I needed to create this thread, since I haven’t found too much dicussions on that topic.
SSO is an important optimization in modern languages. To give an example: More than half of all allocations in the chromium browser are std::string allocations . I don’t have a study or article around to prove the statement, but: You can easily imagine that many strings in applications won’t exceed a certain length. Storing those strings without allocating in the stack-object itself would be a huge gain in performance for applications using large numbers of short strings.
On 64-Bit architectures it’s possible to store strings with a length up to 23 bytes inside the object. 23 bytes is a whole lot when you consider what types of strings are shorter than that.
Therefore I think that Rust needs this optimization or at least the library should be able to use the optimization. I was told that optimization stuff doesn’t matter too much in this time, in which the language devs are trying to stabilize the language.

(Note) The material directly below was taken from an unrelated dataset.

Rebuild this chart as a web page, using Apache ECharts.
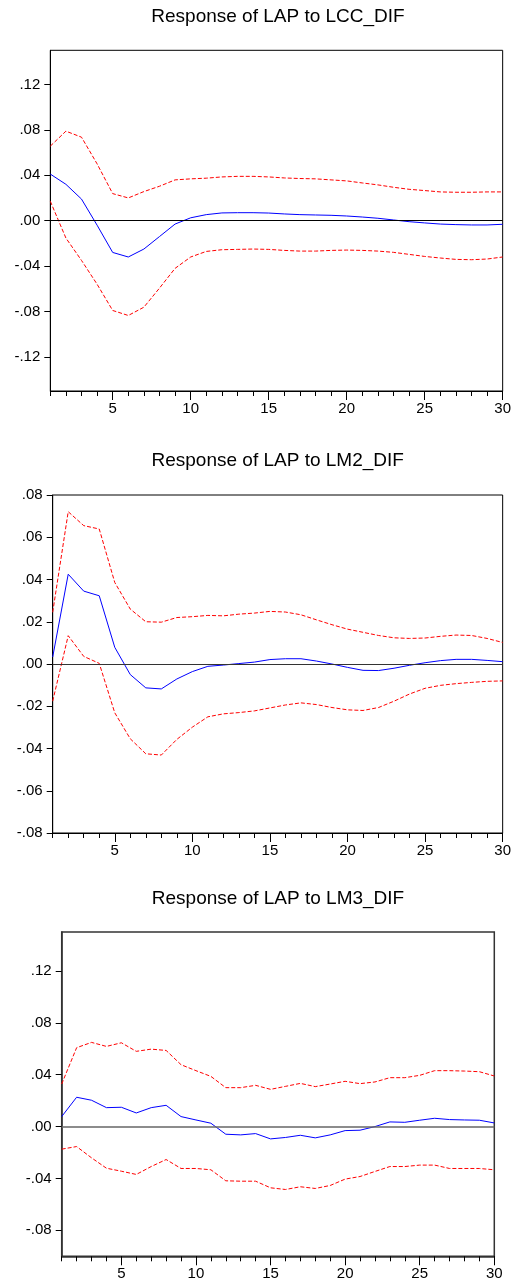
<!DOCTYPE html>
<html>
<head>
<meta charset="utf-8">
<title>Impulse responses of LAP</title>
<script src="https://cdn.jsdelivr.net/npm/echarts@6/dist/echarts.min.js"></script>
<style>
  html, body { margin: 0; padding: 0; background: #ffffff; }
  #chart { width: 514px; height: 1283px; }
</style>
</head>
<body>
<div id="chart"></div>
<script>
// Forecast horizon (periods after the shock)
const periods = [1,2,3,4,5,6,7,8,9,10,11,12,13,14,15,16,17,18,19,20,21,22,23,24,25,26,27,28,29,30];

// Response of LAP to a shock in LCC_DIF, with +/- 2 S.E. bands
const lccResponse = [0.041, 0.032, 0.019, -0.004, -0.028, -0.032, -0.025, -0.014, -0.003, 0.0025,
                     0.0053, 0.0068, 0.007, 0.007, 0.0067, 0.0059, 0.0053, 0.005, 0.0047, 0.0041,
                     0.0032, 0.0021, 0.0006, -0.0009, -0.002, -0.003, -0.0035, -0.0038, -0.0038, -0.0032];
const lccUpper = [0.0656, 0.0788, 0.0735, 0.050, 0.0238, 0.020, 0.0256, 0.0303, 0.0359, 0.0368,
                  0.0374, 0.0385, 0.039, 0.039, 0.0385, 0.0376, 0.0371, 0.0368, 0.0359, 0.035,
                  0.0332, 0.0315, 0.0294, 0.0276, 0.0265, 0.0253, 0.025, 0.025, 0.0253, 0.0253];
const lccLower = [0.0171, -0.0153, -0.035, -0.056, -0.0791, -0.0835, -0.0762, -0.0594, -0.042, -0.032,
                  -0.0271, -0.0256, -0.0253, -0.025, -0.0253, -0.0262, -0.0268, -0.0268, -0.0262, -0.0259,
                  -0.0262, -0.0268, -0.0279, -0.0297, -0.0315, -0.0329, -0.0341, -0.0344, -0.0338, -0.032];

// Response of LAP to a shock in LM2_DIF
const lm2Response = [0.0033, 0.0425, 0.0345, 0.0323, 0.0079, -0.005, -0.0113, -0.0118, -0.0071, -0.0036,
                     -0.0011, -0.0005, 0.0002, 0.0009, 0.0021, 0.0025, 0.0025, 0.0014, 0.0, -0.0016,
                     -0.003, -0.0031, -0.002, -0.0006, 0.0006, 0.0016, 0.0022, 0.0022, 0.0017, 0.0011];
const lm2Upper = [0.0245, 0.0721, 0.0655, 0.0639, 0.0386, 0.026, 0.020, 0.0198, 0.022, 0.0224,
                  0.023, 0.0228, 0.0236, 0.0241, 0.0249, 0.0246, 0.0233, 0.0209, 0.0186, 0.0165,
                  0.015, 0.0135, 0.0124, 0.0121, 0.0123, 0.0131, 0.0137, 0.0135, 0.0121, 0.0102];
const lm2Lower = [-0.0176, 0.0134, 0.0036, 0.0003, -0.0231, -0.0354, -0.0425, -0.0431, -0.0357, -0.0299,
                  -0.025, -0.0236, -0.023, -0.0222, -0.0208, -0.0194, -0.0184, -0.0192, -0.0206, -0.0217,
                  -0.022, -0.0206, -0.0176, -0.0142, -0.0115, -0.0101, -0.0093, -0.0087, -0.0082, -0.008];

// Response of LAP to a shock in LM3_DIF
const lm3Response = [0.0077, 0.0226, 0.0203, 0.0146, 0.0149, 0.0105, 0.0146, 0.0164, 0.0077, 0.0051,
                     0.0026, -0.0059, -0.0064, -0.0054, -0.0095, -0.0084, -0.0067, -0.0087, -0.0064, -0.0031,
                     -0.0028, 0.0, 0.0036, 0.0033, 0.0049, 0.0064, 0.0054, 0.0051, 0.0049, 0.0028];
const lm3Upper = [0.0328, 0.0608, 0.0649, 0.0618, 0.0646, 0.058, 0.0597, 0.0587, 0.0477, 0.0431,
                  0.0387, 0.030, 0.030, 0.0318, 0.0287, 0.031, 0.0333, 0.0308, 0.0328, 0.0349,
                  0.0331, 0.0344, 0.0377, 0.0377, 0.0395, 0.0431, 0.0431, 0.0428, 0.0423, 0.039];
const lm3Lower = [-0.0174, -0.0154, -0.0241, -0.0321, -0.0344, -0.0369, -0.0308, -0.0254, -0.0323, -0.0323,
                  -0.0333, -0.0418, -0.0421, -0.0421, -0.0472, -0.0485, -0.0464, -0.0477, -0.0454, -0.0405,
                  -0.0385, -0.0346, -0.0308, -0.0308, -0.0297, -0.0297, -0.0323, -0.0323, -0.0323, -0.0333];

// Axis tick values
const periodLabels = [5, 10, 15, 20, 25, 30];
const lccTicks = [-0.12, -0.08, -0.04, 0, 0.04, 0.08, 0.12];
const lm2Ticks = [-0.08, -0.06, -0.04, -0.02, 0, 0.02, 0.04, 0.06, 0.08];
const lm3Ticks = [-0.08, -0.04, 0, 0.04, 0.08, 0.12];

const titles = ['Response of LAP to LCC_DIF', 'Response of LAP to LM2_DIF', 'Response of LAP to LM3_DIF'];

const FONT = '"Liberation Sans", Arial, Helvetica, sans-serif';

// EViews-style number format: .12, -.04, .00
function fmt(v) {
  const s = Math.abs(v) < 1e-9 ? '0.00' : v.toFixed(2);
  return s.replace(/^(-?)0\./, '$1.');
}

function pairs(values) {
  return values.map((v, i) => [periods[i], v]);
}

const panels = [
  { title: titles[0], response: lccResponse, upper: lccUpper, lower: lccLower,
    min: -0.15, max: 0.15, ticks: lccTicks,
    box: { left: 50.3, top: 50.3, width: 455.4, height: 340.7 }, titleY: 17,
    border: '#000', borderWidth: 1, zeroColor: '#000', zeroWidth: 1 },
  { title: titles[1], response: lm2Response, upper: lm2Upper, lower: lm2Lower,
    min: -0.08, max: 0.08, ticks: lm2Ticks,
    box: { left: 52.7, top: 495, width: 450, height: 338 }, titleY: 460.3,
    border: '#000', borderWidth: 1, zeroColor: '#333', zeroWidth: 1 },
  { title: titles[2], response: lm3Response, upper: lm3Upper, lower: lm3Lower,
    min: -0.10, max: 0.15, ticks: lm3Ticks,
    box: { left: 61.7, top: 932, width: 432.6, height: 324.3 }, titleY: 898.7,
    border: '#333', borderWidth: 1.5, zeroColor: '#666', zeroWidth: 1.5 }
];

const grid = [], xAxis = [], yAxis = [], series = [], graphic = [];

panels.forEach((p, g) => {
  grid.push({
    left: p.box.left, top: p.box.top, width: p.box.width, height: p.box.height,
    show: true, borderColor: p.border, borderWidth: p.borderWidth,
    backgroundColor: 'transparent', containLabel: false
  });

  // periods axis: a tick on every period, labels every 5
  xAxis.push({
    type: 'value', gridIndex: g, position: 'bottom', min: 1, max: 30, interval: 1,
    axisLine: { show: true, onZero: false, lineStyle: { color: p.border, width: p.borderWidth } },
    axisTick: { show: true, inside: false, length: 5, lineStyle: { color: '#000', width: 1 } },
    axisLabel: { show: true, customValues: periodLabels, margin: 10,
                 color: '#000', fontSize: 15, fontFamily: FONT },
    splitLine: { show: false }
  });
  // longer ticks at the labelled periods
  xAxis.push({
    type: 'value', gridIndex: g, position: 'bottom', min: 1, max: 30, interval: 1,
    axisLine: { show: false, onZero: false },
    axisTick: { show: true, inside: false, length: 9, customValues: periodLabels,
                lineStyle: { color: '#000', width: 1 } },
    axisLabel: { show: false },
    splitLine: { show: false }
  });

  yAxis.push({
    type: 'value', gridIndex: g, position: 'left', min: p.min, max: p.max, interval: 0.01,
    axisLine: { show: true, onZero: false, lineStyle: { color: p.border, width: p.borderWidth } },
    axisTick: { show: true, inside: false, length: 6, customValues: p.ticks,
                lineStyle: { color: '#000', width: 1 } },
    axisLabel: { show: true, customValues: p.ticks, margin: 10, formatter: fmt,
                 color: '#000', fontSize: 15, fontFamily: FONT },
    splitLine: { show: false }
  });

  const xi = g * 2;
  series.push({
    name: 'response', type: 'line', xAxisIndex: xi, yAxisIndex: g,
    data: pairs(p.response), symbol: 'none', z: 3,
    lineStyle: { color: '#0000ff', width: 1 },
    markLine: {
      silent: true, symbol: ['none', 'none'], label: { show: false },
      lineStyle: { color: p.zeroColor, width: p.zeroWidth, type: 'solid' },
      data: [{ yAxis: 0 }]
    }
  });
  series.push({
    name: 'upper', type: 'line', xAxisIndex: xi, yAxisIndex: g,
    data: pairs(p.upper), symbol: 'none', z: 2,
    lineStyle: { color: '#ff0000', width: 1, type: [4, 2] }
  });
  series.push({
    name: 'lower', type: 'line', xAxisIndex: xi, yAxisIndex: g,
    data: pairs(p.lower), symbol: 'none', z: 2,
    lineStyle: { color: '#ff0000', width: 1, type: [4, 2] }
  });

  graphic.push({
    type: 'text', x: p.box.left + p.box.width / 2, y: p.titleY, silent: true,
    style: { text: p.title, fill: '#000', font: '19px ' + FONT,
             textAlign: 'center', textVerticalAlign: 'middle' }
  });
});

const chart = echarts.init(document.getElementById('chart'), null, { renderer: 'canvas' });
chart.setOption({
  animation: false,
  backgroundColor: '#ffffff',
  grid, xAxis, yAxis, series, graphic
});
</script>
</body>
</html>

BUT: The current interface of
std::string::String prevents the usage of that implementation.
For example: The method
as_mut_vec would prevent SSO. It returns a mutable reference to a Vec which means that this Vec has to be stored somewhere. This is not possible when using SSO. Every solution to this problem involves a heap allocation which is NOT what you want.
I’m not sure if there are some other methods that would prevent SSO, but I will find out.
TL;DR: I propose to rethink the interface of
std::string::String with SSO in mind. We can’t afford to prevent ourselfs from using this optimization.
And btw: I have a working implementation of
std::string::String that uses SSO. It is missing a few methods and implementations but most functionality is ready.